Only the section of the data path where the ballots go into a box and, at the end of the day, a printout of tallies comes out of the box, *only* there is process opacity.  And that can be scrutinized with courts ordering recounts and ballot bags can have their seals broken and be opened and ballots recounted to verify what was originally posted at any specific precinct.  But after the precinct posting summable tallies, then no other part of the process should be opaque.  It should all be transparent.  If all precincts report tallies on election night, no one should be surprised about who is later certified the winner by authorities (unless it's extremely close and a recount including adjudicated provisional ballots flips the outcome).

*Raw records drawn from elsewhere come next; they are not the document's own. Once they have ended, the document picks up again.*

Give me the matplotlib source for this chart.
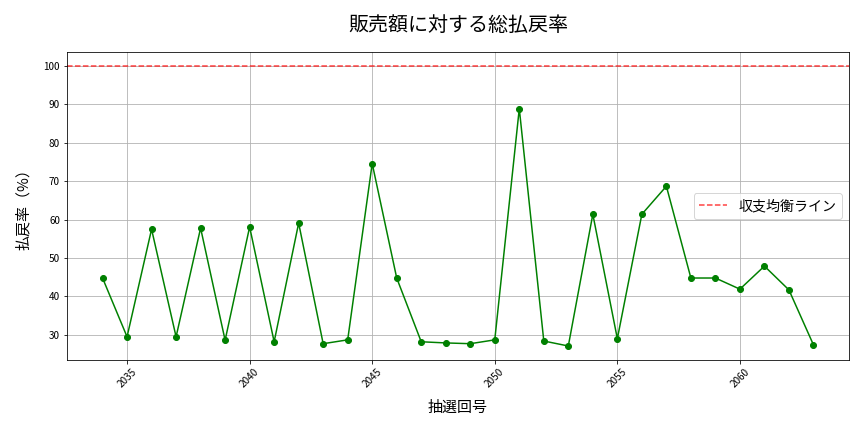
import matplotlib
matplotlib.use("Agg")
import matplotlib.pyplot as plt

plt.rcParams['font.family'] = ['Noto Sans CJK JP', 'DejaVu Sans']

draws = list(range(2034, 2064))
payout_rate = [44.8, 29.5, 57.5, 29.5, 57.8, 28.6, 58.1, 28.2, 59.1, 27.7,
               28.7, 74.6, 44.8, 28.2, 27.9, 27.7, 28.7, 88.9, 28.4, 27.1,
               61.4, 29.0, 61.4, 68.7, 44.8, 44.8, 41.9, 47.9, 41.7, 27.4]
breakeven = 100
title = "販売額に対する総払戻率"
xlabel = "抽選回号"
ylabel = "払戻率（%）"
legend_label = "収支均衡ライン"

fig = plt.figure(figsize=(12, 6), dpi=72)
ax = fig.add_subplot(111)
fig.subplots_adjust(left=67/864, right=849/864, top=1-52/432, bottom=1-360/432)

ax.plot(draws, payout_rate, color='green', marker='o', markersize=6, linewidth=1.5)
ax.axhline(breakeven, color='red', linestyle='--', alpha=0.75, linewidth=1.5, label=legend_label)

ax.set_title(title, fontsize=20, pad=21)
ax.set_xlabel(xlabel, fontsize=15, labelpad=11)
ax.set_ylabel(ylabel, fontsize=15, labelpad=13)
ax.tick_params(axis='both', labelsize=10)
plt.setp(ax.get_xticklabels(), rotation=45)
ax.grid(True, color='#b0b0b0', linewidth=0.8)
ax.legend(loc='center right', fontsize=14)

fig.savefig("out.png", dpi=72)
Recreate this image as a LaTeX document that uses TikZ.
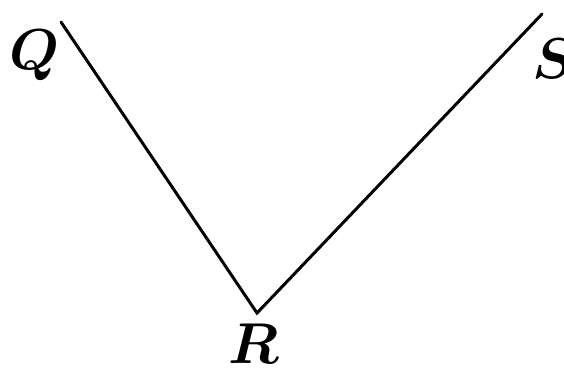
\documentclass[tikz,border=0pt]{standalone}
\usepackage{amsmath,amssymb}
\usepackage{tikz}
\usetikzlibrary{positioning}

\begin{document}
\begin{tikzpicture}[
  x=0.25pt, y=-0.25pt,
  side/.style={line width=0.75pt, line cap=round},
  lbl/.style={inner sep=0pt, font=\fontsize{13.5}{16}\selectfont}
]
\useasboundingbox (0,0) rectangle (564,369);
\coordinate (q) at (61,22);
\coordinate (r) at (257,313);
\coordinate (s) at (542,14);

\draw[side] (q) -- (r) -- (s);

\node[lbl] (qlabel) at (35,55) {$\boldsymbol{Q}$};
\node[lbl] (rlabel) at (254,344) {$\boldsymbol{R}$};
\node[lbl] (slabel) at (554,59) {$\boldsymbol{S}$};
\end{tikzpicture}
\end{document}
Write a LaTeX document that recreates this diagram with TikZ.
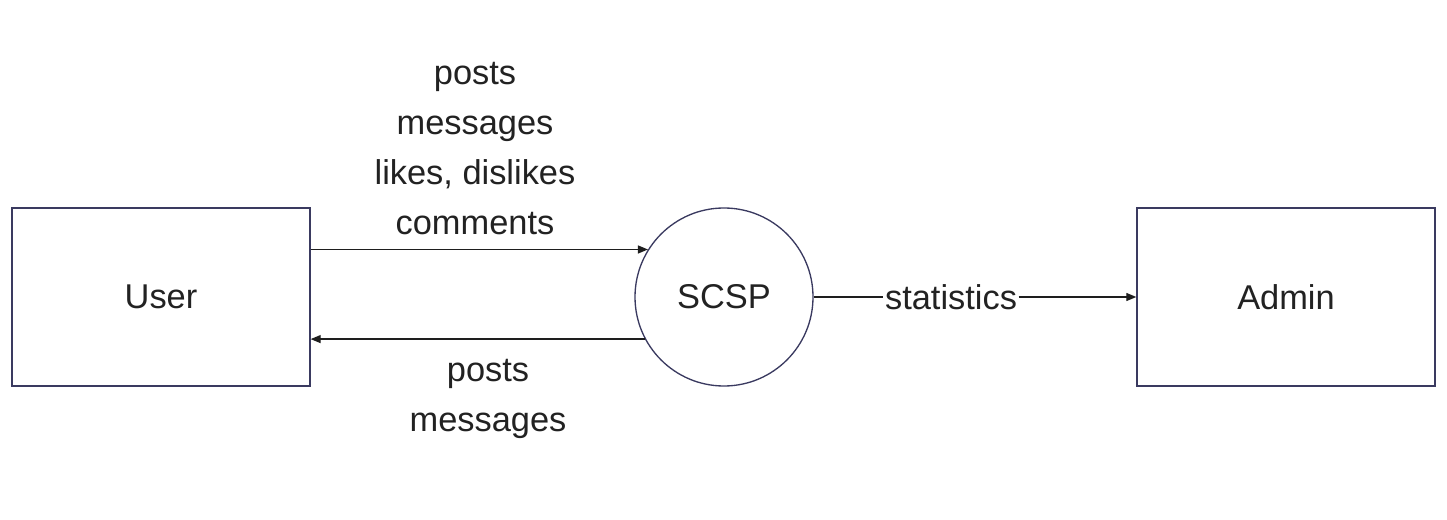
\documentclass[tikz,border=0pt]{standalone}
\usepackage{fontspec}
\setmainfont{Liberation Sans}
\usetikzlibrary{arrows.meta}
\definecolor{boxline}{RGB}{58,58,96}
\definecolor{txt}{RGB}{34,34,34}
\definecolor{arr}{RGB}{30,30,30}
\tikzset{
  entity/.style={draw=boxline, line width=1pt, minimum width=223.5pt, minimum height=133.5pt, inner sep=0pt, text=txt, font=\fontsize{25.8}{37.5}\selectfont},
  proc/.style={draw=boxline, line width=1pt, circle, minimum size=133.5pt, inner sep=0pt, text=txt, font=\fontsize{25.8}{37.5}\selectfont},
  lbl/.style={text=txt, inner sep=0pt, align=center, font=\fontsize{25.8}{37.5}\selectfont},
  plain/.style={draw=arr, line width=0.9pt},
  flow/.style={plain, -{Triangle[length=7.5pt,width=6pt]}}
}
\begin{document}
\begin{tikzpicture}[x=0.75pt,y=-0.75pt]
\useasboundingbox (0,0) rectangle (1447,520);
\node[entity] (User) at (161,297) {User};
\node[entity] (Admin) at (1286,297) {Admin};
\node[proc] (SCSP) at (724,297) {SCSP};
\draw[flow] (SCSP.148.1 -| User.east) -- (SCSP.148.1);
\draw[flow] (SCSP.208.9) -- (SCSP.208.9 -| User.east);
\node[lbl] (toplbl) at (475,148.5) {posts\\messages\\likes, dislikes\\comments};
\node[lbl] (botlbl) at (488,399) {posts\\messages};
\node[lbl, inner xsep=1pt] (stat) at (951,297) {statistics};
\draw[plain] (SCSP.east) -- (stat.west);
\draw[flow] (stat.east) -- (Admin.west);
\end{tikzpicture}
\end{document}
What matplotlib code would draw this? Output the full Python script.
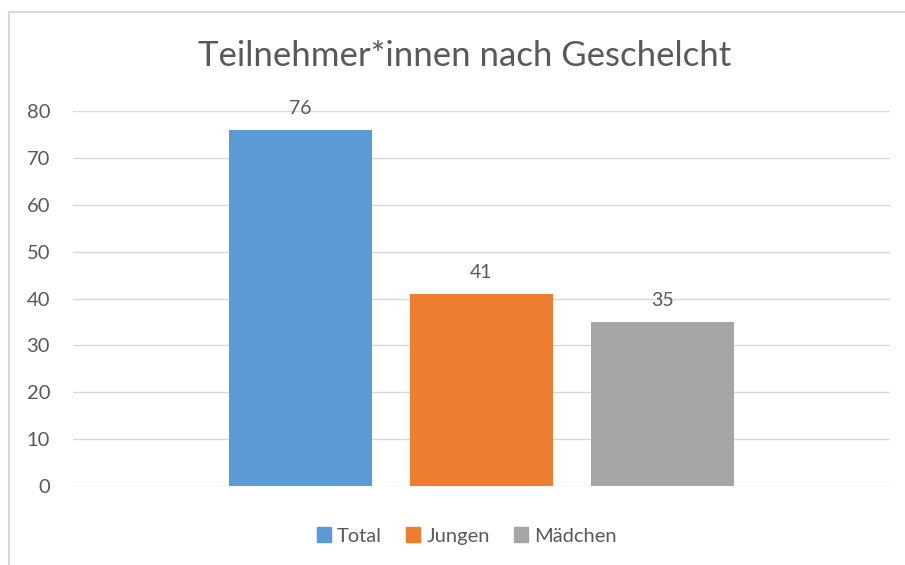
import numpy as np
import matplotlib.pyplot as plt
from matplotlib.patches import Rectangle, Patch

series = ["Total", "Jungen", "Mädchen"]
values = [76, 41, 35]
colors = ["#5B9BD5", "#ED7D31", "#A5A5A5"]
title = "Teilnehmer*innen nach Geschelcht"
yticks = [0, 10, 20, 30, 40, 50, 60, 70, 80]

plt.rcParams['font.family'] = ['Lato', 'DejaVu Sans']
txt = "#595959"

fig = plt.figure(figsize=(9.05, 5.65), dpi=100)
# chart border (cut off at right and bottom like the screenshot)
fig.patches.append(Rectangle((8.5 / 905, -0.1), 1.2, 1 - 12 / 565 + 0.1,
                             transform=fig.transFigure, fill=False,
                             edgecolor="#D9D9D9", linewidth=1.5))

ax = fig.add_axes([73 / 905, 1 - 486 / 565, 817 / 905, 375 / 565])
x = np.arange(len(values)) - 1
bars = ax.bar(x, values, width=0.79, color=colors, zorder=3)
for b, v in zip(bars, values):
    ax.annotate(str(v), (b.get_x() + b.get_width() / 2, v), xytext=(0, 9),
                textcoords="offset points", ha="center", va="bottom",
                fontsize=14, color=txt)

ax.set_xlim(-2.257, 2.257)
ax.set_ylim(0, 80)
ax.set_yticks(yticks)
ax.set_xticks([])
ax.yaxis.grid(True, color="#D9D9D9", linewidth=1)
ax.set_axisbelow(True)
for s in ax.spines.values():
    s.set_visible(False)
ax.tick_params(axis="y", length=0, labelsize=14.5, labelcolor=txt, pad=16.5)

fig.text(465 / 905, 1 - 56 / 565, title, ha="center", va="center",
         fontsize=25, color=txt)

handles = [Patch(color=c, label=s) for s, c in zip(series, colors)]
fig.legend(handles=handles, loc="center", bbox_to_anchor=(467 / 905, 1 - 536 / 565),
           ncol=3, frameon=False, fontsize=14.5, labelcolor=txt,
           handlelength=0.7, handleheight=0.7, handletextpad=0.3, columnspacing=1.2)

fig.savefig("out.png", dpi=100)
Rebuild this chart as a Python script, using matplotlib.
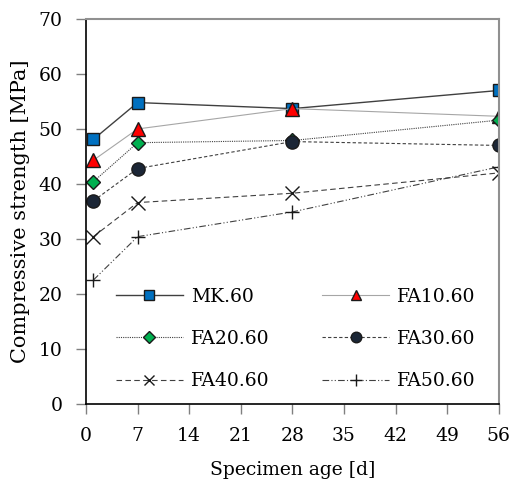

E. The methodology should also be transparent.  The law should say what it means and mean what is says.  This is why I'm for the two-method Condorcet where the first method is simply applying the Condorcet criterion.  And the contingency method (if no CW) should also be transparent that voters and policy makers understand and agree to the basis or measure of voter support used to determine which candidate has the most voter support.  Then the application of the method should be mindless - just an algorithm.

Really, the reason I'm for Condorcet RCV is simple basic principles of democracy.

> Haven't a lot of people got accustomed to giving out simple 
> "Like/Dislike" binary ratings on the internet?

But it's not about what (or who) we like on the internet.  It's about a collective decision to choose who we give the keys to the government to.

--

r b-j . _ . _ . _ . _ rbj at audioimagination.com

"Imagination is more important than knowledge."